Removing the moisture effect on predicting soil organic matter using vis-NIR spectroscopy with external parameter orthogonalization

Abstract

External parameter orthogonalization (EPO) can remove the moisture effect on the in situ soil reflectance spectra. However, when applied to a sample space with high changeability in structure of mineral, EPO cannot fully remove the in situ effect on spectra due to the complex interactions between both soil moisture and mineral composition on the spectra. This study aims to minimize the effect of soil moisture on the accuracy of in situ visible and near-infrared (Vis-NIR) spectra on estimating of soil organic matter (SOM) content by using strategies of firstly classifying the samples according to absorbance length ∼ 2200 nm (AL), texture (TC) and land use (LC), and then implementing the EPO through each class in each strategy. The samples were split into the total EPO development, where a serial subset was selected for the EPO dataset, and validation dataset. For every subset selected from the total EPO development, an EPO corrected matrix, developed from the spectra from each class of each classification strategy, was implemented with the spectra from the validation dataset and local spectra library.
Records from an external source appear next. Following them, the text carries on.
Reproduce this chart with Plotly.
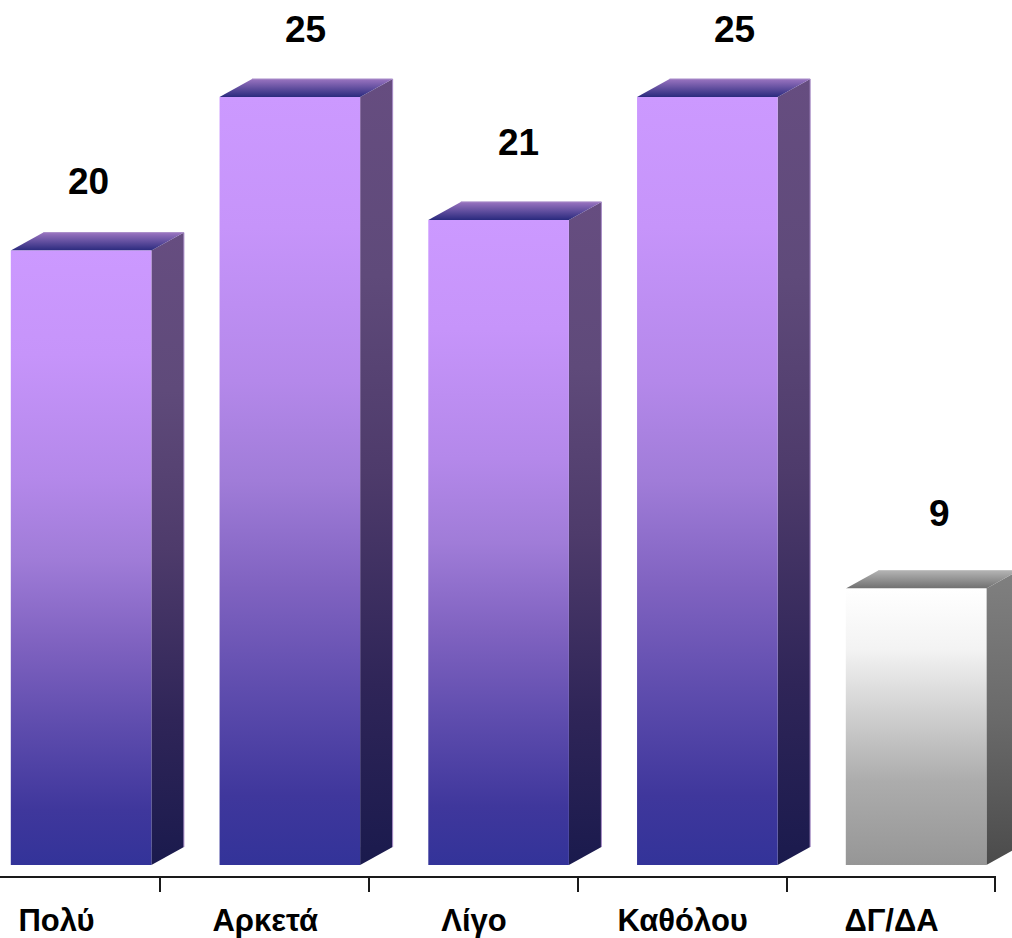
import plotly.graph_objects as go

categories = ["Πολύ", "Αρκετά", "Λίγο", "Καθόλου", "ΔΓ/ΔΑ"]
values = [20, 25, 21, 25, 9]

label_xshift = [7, 16, 20, 27, 23]
label_yshift = [69, 68, 77, 68, 75]

PURPLE = dict(
    front=[[0, "#333399"], [0.09, "#3F379C"], [0.23, "#5F4DAE"], [0.36, "#7F62C0"],
           [0.5, "#A07CD8"], [0.63, "#B488EA"], [0.83, "#C694FA"], [1, "#CC99FF"]],
    side=[[0, "#1A1A4D"], [0.23, "#2F2558"], [0.5, "#4E3B6B"], [0.75, "#5F4A7A"], [1, "#664D80"]],
    top=[[0, "#2A2A7E"], [1, "#9A74C0"]],
    edge="#A88CC8",
)
GREY = dict(
    front=[[0, "#969696"], [0.3, "#ACACAC"], [0.54, "#CFCFCF"], [0.78, "#F3F3F3"], [1, "#FFFFFF"]],
    side=[[0, "#4B4B4B"], [0.5, "#6A6A6A"], [1, "#808080"]],
    top=[[0, "#707070"], [1, "#B4B4B4"]],
    edge="#C0C0C0",
)
styles = [PURPLE, PURPLE, PURPLE, PURPLE, GREY]

PX_X = 208.75
PX_Y = 30.72
OFFSET = 25.0 / PX_X
HALF = 70.3 / PX_X
DX = 32.5 / PX_X
DY = 18 / PX_Y
FONT = "Liberation Sans, Arial, sans-serif"

fig = go.Figure()


def face(xs, ys, scale):
    fig.add_trace(go.Scatter(
        x=xs, y=ys, xaxis="x2", mode="lines", fill="toself",
        line=dict(width=0, color="rgba(0,0,0,0)"),
        fillgradient=dict(type="vertical", colorscale=scale, start=min(ys), stop=max(ys)),
        hoverinfo="skip", showlegend=False,
    ))


# keeps the category axis (ticks and labels) alive; the bars live on x2
fig.add_trace(go.Scatter(
    x=[i + 0.5 for i in range(len(categories))], y=[0] * len(categories),
    mode="markers", marker=dict(opacity=0), hoverinfo="skip", showlegend=False,
))

for i, (cat, v, st) in enumerate(zip(categories, values, styles)):
    c = i + OFFSET
    x0, x1 = c - HALF, c + HALF
    face([x1, x1 + DX, x1 + DX, x1, x1], [0, DY, v + DY, v, 0], st["side"])
    face([x0, x1, x1 + DX, x0 + DX, x0], [v, v, v + DY, v + DY, v], st["top"])
    face([x0, x1, x1, x0, x0], [0, 0, v, v, 0], st["front"])
    fig.add_trace(go.Scatter(
        x=[x0 + DX, x1 + DX, x1 + DX], y=[v + DY, v + DY, DY], xaxis="x2",
        mode="lines", line=dict(width=1, color=st["edge"]),
        hoverinfo="skip", showlegend=False,
    ))
    fig.add_annotation(
        xref="x2", yref="y",
        x=c, y=v, text=f"<b>{v}</b>", showarrow=False,
        xshift=label_xshift[i], yshift=label_yshift[i],
        font=dict(family=FONT, size=37, color="#000000"),
    )

fig.update_layout(
    width=1012, height=938, autosize=False,
    margin=dict(l=0, r=0, t=0, b=62, autoexpand=False),
    paper_bgcolor="#FFFFFF", plot_bgcolor="#FFFFFF",
    showlegend=False,
    xaxis=dict(
        domain=[0, 996 / 1012],
        range=[-56.1 / PX_X, (996 - 56.1) / PX_X],
        tickmode="array",
        tickvals=[i + 0.5 for i in range(len(categories))],
        ticktext=[f"<b>{c}</b>" for c in categories],
        ticklabelshift=-104,
        ticks="outside", ticklen=14, tickwidth=1.5, tickcolor="#1A1A1A",
        showline=True, linecolor="#1A1A1A", linewidth=2,
        showgrid=False, zeroline=False,
        tickangle=0, automargin=False,
        ticklabelstandoff=2,
        tickfont=dict(family=FONT, size=31, color="#000000"),
    ),
    xaxis2=dict(
        domain=[0, 1], anchor="y",
        range=[-56.1 / PX_X, (1012 - 56.1) / PX_X],
        visible=False, showgrid=False, zeroline=False, automargin=False,
    ),
    yaxis=dict(
        range=[-11 / PX_Y, 865 / PX_Y],
        visible=False, showgrid=False, zeroline=False, automargin=False,
    ),
)

fig.write_html(
    "out.html",
    config={"displayModeBar": False},
    post_script="document.body.style.margin='0';document.documentElement.style.overflow='hidden';",
)
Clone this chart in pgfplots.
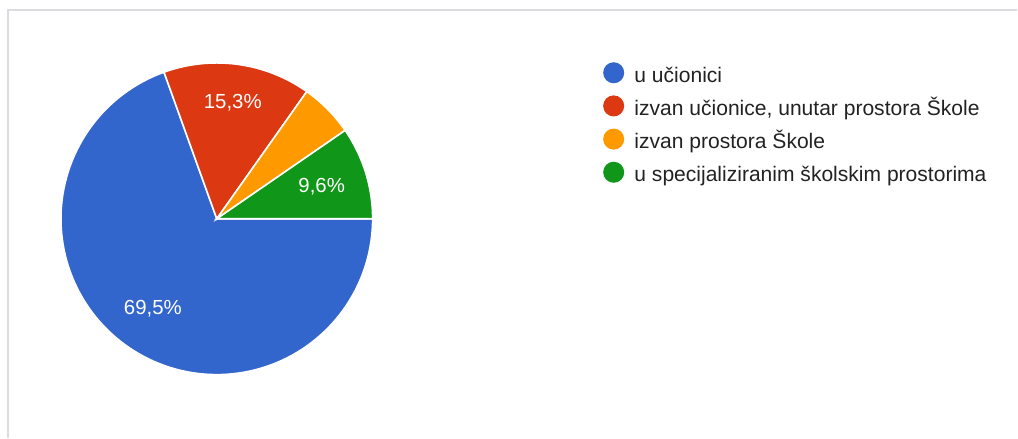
\documentclass[border=0pt]{standalone}
\usepackage{pgfplots}
\pgfplotsset{compat=1.18}
\usepackage{fontspec}
\setmainfont{Liberation Sans}
\definecolor{gblue}{HTML}{3366CC}
\definecolor{gred}{HTML}{DC3912}
\definecolor{gorange}{HTML}{FF9900}
\definecolor{ggreen}{HTML}{109618}
\definecolor{gtext}{HTML}{222222}
\definecolor{gborder}{HTML}{DADCE0}
% slice shares in percent
\def\pA{69.5}% u ucionici
\def\pB{15.3}% izvan ucionice, unutar prostora Skole
\def\pC{5.6}%  izvan prostora Skole
\def\pD{9.6}%  u specijaliziranim skolskim prostorima
\def\cx{217}\def\cy{219}\def\rr{156}
\begin{document}
\begin{tikzpicture}
\begin{axis}[
  scale only axis, width=763.5pt, height=328.5pt,
  xmin=0, xmax=1018, ymin=0, ymax=438, y dir=reverse,
  hide axis, clip=false,
  legend cell align=left,
  legend style={at={(axis description cs:0.5928,0.8584)}, anchor=north west,
    draw=none, fill=none, font=\fontsize{15.8}{18}\selectfont\color{gtext},
    row sep=7pt, inner sep=0pt,
    nodes={inner sep=0pt, text height=11pt, text depth=3pt}},
  legend image code/.code={\fill[#1,draw=none] (0pt,0.3em) circle (7.9pt);
    \path (15pt,0.3em);},
]
\path (axis cs:0,0) rectangle (axis cs:1018,438);
\draw[gborder, line width=1.5pt] (axis cs:8,438) -- (axis cs:8,10) -- (axis cs:1018,10);
\addplot[fill=gblue, draw=white, line width=1.2pt, domain={360-3.6*\pA}:360, samples=120]
  ({\cx+\rr*cos(x)},{\cy-\rr*sin(x)}) -- (axis cs:\cx,\cy) -- cycle;
\addlegendentry{u učionici}
\addplot[fill=gred, draw=white, line width=1.2pt, domain={3.6*(\pD+\pC)}:{3.6*(\pD+\pC+\pB)}, samples=40]
  ({\cx+\rr*cos(x)},{\cy-\rr*sin(x)}) -- (axis cs:\cx,\cy) -- cycle;
\addlegendentry{izvan učionice, unutar prostora Škole}
\addplot[fill=gorange, draw=white, line width=1.2pt, domain={3.6*\pD}:{3.6*(\pD+\pC)}, samples=20]
  ({\cx+\rr*cos(x)},{\cy-\rr*sin(x)}) -- (axis cs:\cx,\cy) -- cycle;
\addlegendentry{izvan prostora Škole}
\addplot[fill=ggreen, draw=white, line width=1.2pt, domain=0:{3.6*\pD}, samples=30]
  ({\cx+\rr*cos(x)},{\cy-\rr*sin(x)}) -- (axis cs:\cx,\cy) -- cycle;
\addlegendentry{u specijaliziranim školskim prostorima}
\node[white, font=\fontsize{15.3}{17}\selectfont] at (axis cs:153,309) {69,5\%};
\node[white, font=\fontsize{15.3}{17}\selectfont] at (axis cs:233,102.5) {15,3\%};
\node[white, font=\fontsize{15.3}{17}\selectfont] at (axis cs:322,186.5) {9,6\%};
\end{axis}
\end{tikzpicture}
\end{document}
The performances of the EPO algorithm were evaluated through partial least squares regression (PLSR). The results showed that the classifications of AL, LC and TC combined with EPO led to a greater reduction in the principal component space of in situ subsets and improved the similarity between in situ spectra and dry subset distribution. The combination of classification with EPO leads to a reduction of 11% - 25% prediction RMSE of SOM. Classification with EPO can minimize the moisture effect on in situ spectra from a sample space with high variability in mineral composition.